神からいただいた恵みを無駄にしてはいけません。」(6:1)

今日の聖書の6章1節では、著者パウロが信仰者に対して「神の協力者としてあなたがたに勧めます」と呼びかけています。そして神様から差し出された和解の恵みをいただいた者は、この恵みを無駄にしないようにと勧告します。恵みとは、自力で手にすることが出来ないものを与えられることです。「太陽の恵み」や「恵みの雨」のように、私達が生きていく上でなくてならぬものが 公平に与えられていることを思い起こしますが、ここでは神様から一方的に差し出された「神様との和解」、すなわち私達人間が、自分の創り主であるお方のもとに、イエス様の十字架のおかげで戻ることが出来た!神様とあるべき正しい関係(創造主と被造物)を結ぶことが出来た!生きる上で100% 必要なもの(無くてならぬものはただ一つ)が与えられた!ことを意味します。この大きな恵みを無駄にしてはいけないとの勧告と励ましを、2017年の御言葉として心に刻みたいと思います。

 

恵みの時に、わたしはあなたの願いを聞き入れた。救いの日に、私はあなたを助けた」(6:2)

これはイザヤ書49章からの引用です。当時イスラエル民族は,バビロン捕囚の日々が半世紀近く続いており(BC587年から-解放はBC538年)、人々の中で、祖国への帰還と祖国の復興という期待と希望が小さくなっていく時、第二イザヤ(イザヤ書は1-39章・40-55章・56-66章を書いた3人により構成されている)と呼ばれている預言者が、神様から聞いて語った言葉です。この言葉は、まだ、捕囚が続いている中で、第二イザヤ(BC 545年頃)が、神様からの約束の言葉(慰めと希望)として語り、人々を励ましたのです。信じた人々は、この後で、この約束の実現を体験することになりました。

 

今や、恵みの時、今こそ、救いの日。

このイザヤ書の言葉をパウロは引用して、「今や、恵みの時、今こそ、救いの日。」と、コリントの教会の人々に(そして南伝道所の私達に)呼びかけます。今や、神様がわたしに下さった恵みを受け入れる時、又、すでに恵みをいただいた人々が、神様との和解の出来事を伝える奉仕を通して、救いが起こされる時です。私達の地上での生活には限りがあります。私達はそのことを忘れがちで「あわてることはない。あせることはない。今、決めなくても良い。もう少し後になってからでも・・」と言います。確かに今でなくても、次の決断の時が来るかもしれません。しかし来ないかもしれません。決断すべきとの思いが少しでも与えられたら、それを後回しにしてはいけないことを、この聖句は教えています。

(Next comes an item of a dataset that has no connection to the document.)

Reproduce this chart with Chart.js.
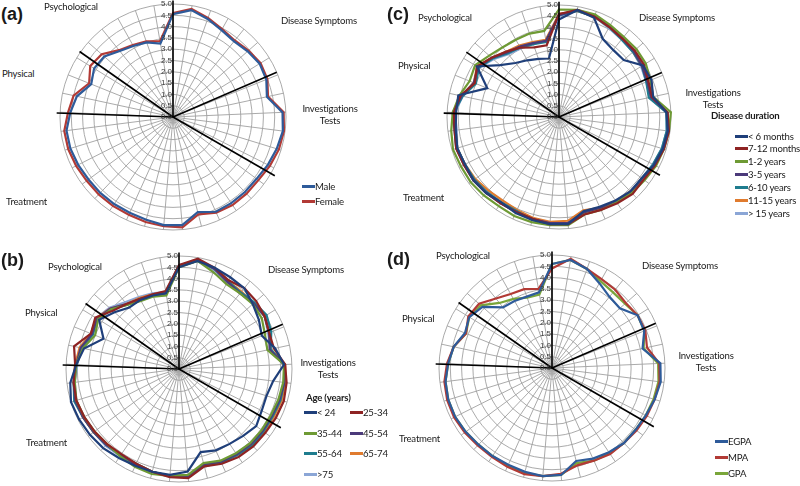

「今」という時を見過ごさないように、いつも心の目を覚まして、今、何をなすべきかを、祈りを通して神様から教えていただきながら、新しい年を過ごしていきたいと思います。

あらゆる場合に神に仕える者として・・大いなる忍耐をもって、

苦難、欠乏、行き詰まり、・・労苦、不眠、飢餓においても、純真、知識、寛容、親切、聖霊、偽りのない愛、真理の言葉、神の力によって、」(4―7節)

  著者パウロは、教会の人々に奉仕を呼びかけるだけでなく、自らがどのように和解の福音に奉仕しているかを3節以下で語っています。

私達は、今すぐパウロのような福音の奉仕者になることはむつかしく思われますが、しかしキリストに結ばれて歩む時、このように生きることが出来る!ということを知らされます。なぜならパウロは「神の力によって」出来ていることを明言しているからです。

この一年、神様からどのような道を示されても、真理の言葉、神の力によって、大いなる忍耐をもって、苦難や行き詰まりに対処し、与えられた恵みを無駄にせず、イエス様に結ばれた者・新しく創造された者としてふさわしい歩みを 歩んでいきたいと祈り、願うものです。